With Social BPM technology, a wide variety of individuals can now participate in shaping the processes that impact them on a daily basis in their work environment. Once the floodgates to process democracy have been opened, then you really can’t expect individuals to stop with the edge processes – maybe they will start looking at those standard processes at the heart of the business.
Are you ready for that? Are your ERP vendors or providers of your standardized processes ready? Is your Change Management Staff ready?
What was missing from the original Forester blog was recommendations how to respond to process populism. It is like a political consultant describing poll results and telling a candidate “You’re in trouble” without giving suggestions on how to respond accordingly to deal with the crises.
I’d like to take a shot at making such recommendations.
Recommendations for the “Establishment”
Social BPM isn’t going to go away – it isn’t a fad. Based on this assumption, how should you respond?
- Short-term: If you don’t have a Social BPM environment on premise, pick one existing cloud-based BPM vendor and form a strategic relationship with them. Give them access to your LDAP, identity management and/or other enterprise services so that processes created in this environment have greater value than if they were isolated from such corporate services. Negotiate on reduced prices for corporate users so that Social BPM users have an incentive to work with a preferred vendor. Identify vendors who support reuse / collaboration amongst participants who come from one organization.
- Long-term: Decide whether an on-premise Social BPM environment is more effective, more secure or has other advantages or whether a cloud-based Social BPM environment meets corporate policy / strategy.
Corporate Process Experts
- Embrace – rather than harness – the Social BPM efforts of others. Look at such participants as equals rather than beginners. This is a reflection of the old debate in the blogosphere about the involvement of “non-experts” in process design. The elites who looked down their noses at the rebelling masses, often found themselves on the guillotine.
- React quickly rather than wait for such efforts to reach critical mass. A change of heart at the last minute by those elites who waited until the masses were knocking at their door with ropes and chains was never really believed. Get involved early with such Social BPM efforts and lend your support.
Corporations in General
- The disappointment that eventually follows most revolutions is only natural and the question is how to do you motivate individuals to stay involved. In politics, you have voter registration and other activities to assure that elections are supported by the broad masses. The process-related ideas that originate from Social BPM should be recognized for their innovative potential and be understood as a means to mitigate those problems associated with Change Management as it relates to process roll-outs.

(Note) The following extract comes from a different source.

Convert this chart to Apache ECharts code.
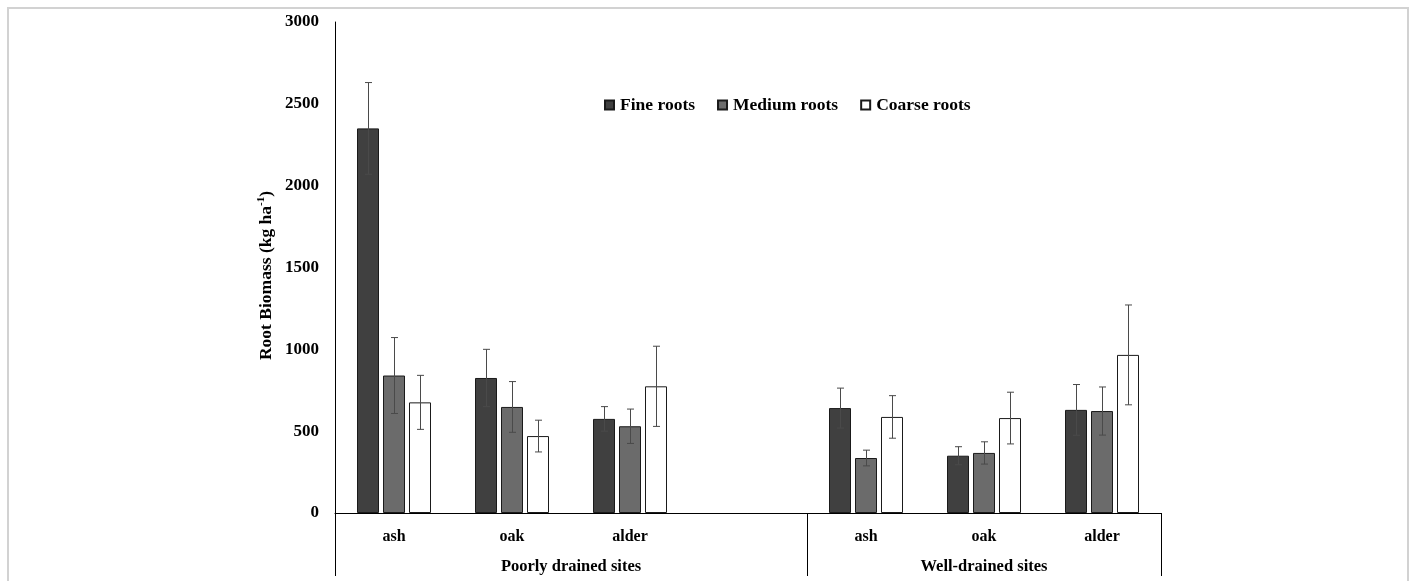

Note: Hopefully, this blog didn’t turn into a diatribe against Shadow IT which often has a distinctive innovative character. The corporation is a structured organization that is based on certain fundamental concepts and rules. However, it is exactly these traditions / structures that are often discarded in revolutions – both in the corporate world and in the political arena. Such structures from the “Old Regime” also have a value that shouldn’t / can’t be ignored. It is the necessity to merge the best characteristics of the old and the new that provides the most benefits as well as the most difficult choices for all concerned.
I’m not saying that a “popular” desire to improve standardized or edge processes is a bad thing. Crowd-sourcing process improvement is at the heart of Social BPM and has the potential to bring innovation into these areas. However, I’m suggesting that uncontrolled crowd-sourcing of such projects is unwise – you want process democracy not process anarchy.